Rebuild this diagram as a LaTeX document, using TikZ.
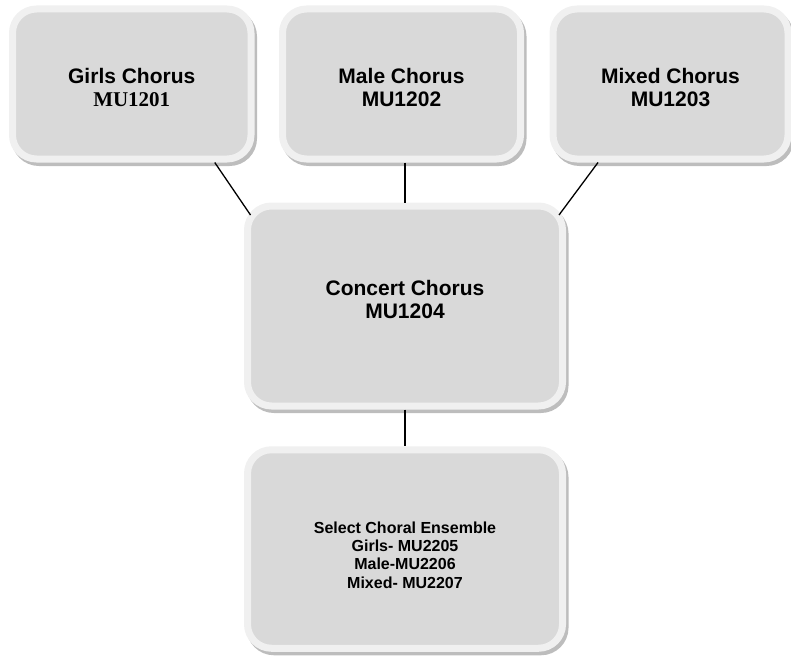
\documentclass[tikz,border=0pt]{standalone}
\usepackage{fontspec}
\setmainfont{Liberation Sans}
\newfontfamily\serifmu{Liberation Serif}
\usetikzlibrary{shadows,calc}
\definecolor{boxfill}{HTML}{D9D9D9}
\definecolor{boxrim}{HTML}{F0F0F0}
\definecolor{boxshade}{HTML}{BDBDBD}
\tikzset{
  chbox/.style={rectangle, rounded corners=24pt, fill=boxfill, draw=boxrim, line width=7pt,
    drop shadow={shadow xshift=2.5pt, shadow yshift=-3.5pt, fill=boxshade, draw=boxshade, line width=7pt, opacity=1}},
  boxtext/.style={align=center, inner sep=0pt, font=\bfseries\fontsize{21}{23}\selectfont},
  smalltext/.style={align=center, inner sep=0pt, font=\bfseries\fontsize{16}{18.3}\selectfont},
  link/.style={draw=black, line width=1.3pt}
}
\begin{document}
\begin{tikzpicture}[x=1pt,y=-1pt]
\useasboundingbox (0,0) rectangle (791,658);
\node[chbox, minimum width=238.5pt, minimum height=150pt,
  label={[boxtext, yshift=-3.5pt, name=gt]center:{Girls Chorus\\{\serifmu\bfseries MU1201}}}] (g) at (131.75,84) {};
\node[chbox, minimum width=238pt, minimum height=150pt,
  label={[boxtext, yshift=-3.5pt, name=mt]center:{Male Chorus\\MU1202}}] (m) at (401.5,84) {};
\node[chbox, minimum width=235pt, minimum height=150pt,
  label={[boxtext, yshift=-4pt, name=xt]center:{Mixed Chorus\\MU1203}}] (x) at (670.5,84) {};
\node[chbox, minimum width=315pt, minimum height=200pt,
  label={[boxtext, yshift=6.5pt, name=ct]center:{Concert Chorus\\MU1204}}] (c) at (405,306) {};
\node[chbox, minimum width=315pt, minimum height=198.5pt,
  label={[smalltext, yshift=-6pt, name=st]center:{Select Choral Ensemble\\Girls- MU2205\\Male-MU2206\\Mixed- MU2207}}] (s) at (405,549) {};
\draw[link] ([xshift=83pt]g.south) -- ([xshift=6.5pt,yshift=-12.5pt]c.north west);
\draw[link] (m.south -| c.north) -- (c.north);
\draw[link] ([xshift=-72.5pt]x.south) -- ([xshift=-7pt,yshift=-12.5pt]c.north east);
\draw[link] (c.south) -- (s.north);
\end{tikzpicture}
\end{document}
◇ ◇ ◇ ◇ ◇ ◇ ◇
_EXERCISE DESCRIPTION_: Every line of text is to be repeated exactly; pictures are left out.

_FULL ANSWER_:
Rebuild this diagram as a LaTeX document, using TikZ.
\documentclass[tikz,border=0pt]{standalone}
\usepackage{fontspec}
\setmainfont{Liberation Sans}
\newfontfamily\serifmu{Liberation Serif}
\usetikzlibrary{shadows,calc}
\definecolor{boxfill}{HTML}{D9D9D9}
\definecolor{boxrim}{HTML}{F0F0F0}
\definecolor{boxshade}{HTML}{BDBDBD}
\tikzset{
  chbox/.style={rectangle, rounded corners=24pt, fill=boxfill, draw=boxrim, line width=7pt,
    drop shadow={shadow xshift=2.5pt, shadow yshift=-3.5pt, fill=boxshade, draw=boxshade, line width=7pt, opacity=1}},
  boxtext/.style={align=center, inner sep=0pt, font=\bfseries\fontsize{21}{23}\selectfont},
  smalltext/.style={align=center, inner sep=0pt, font=\bfseries\fontsize{16}{18.3}\selectfont},
  link/.style={draw=black, line width=1.3pt}
}
\begin{document}
\begin{tikzpicture}[x=1pt,y=-1pt]
\useasboundingbox (0,0) rectangle (791,658);
\node[chbox, minimum width=238.5pt, minimum height=150pt,
  label={[boxtext, yshift=-3.5pt, name=gt]center:{Girls Chorus\\{\serifmu\bfseries MU1201}}}] (g) at (131.75,84) {};
\node[chbox, minimum width=238pt, minimum height=150pt,
  label={[boxtext, yshift=-3.5pt, name=mt]center:{Male Chorus\\MU1202}}] (m) at (401.5,84) {};
\node[chbox, minimum width=235pt, minimum height=150pt,
  label={[boxtext, yshift=-4pt, name=xt]center:{Mixed Chorus\\MU1203}}] (x) at (670.5,84) {};
\node[chbox, minimum width=315pt, minimum height=200pt,
  label={[boxtext, yshift=6.5pt, name=ct]center:{Concert Chorus\\MU1204}}] (c) at (405,306) {};
\node[chbox, minimum width=315pt, minimum height=198.5pt,
  label={[smalltext, yshift=-6pt, name=st]center:{Select Choral Ensemble\\Girls- MU2205\\Male-MU2206\\Mixed- MU2207}}] (s) at (405,549) {};
\draw[link] ([xshift=83pt]g.south) -- ([xshift=6.5pt,yshift=-12.5pt]c.north west);
\draw[link] (m.south -| c.north) -- (c.north);
\draw[link] ([xshift=-72.5pt]x.south) -- ([xshift=-7pt,yshift=-12.5pt]c.north east);
\draw[link] (c.south) -- (s.north);
\end{tikzpicture}
\end{document}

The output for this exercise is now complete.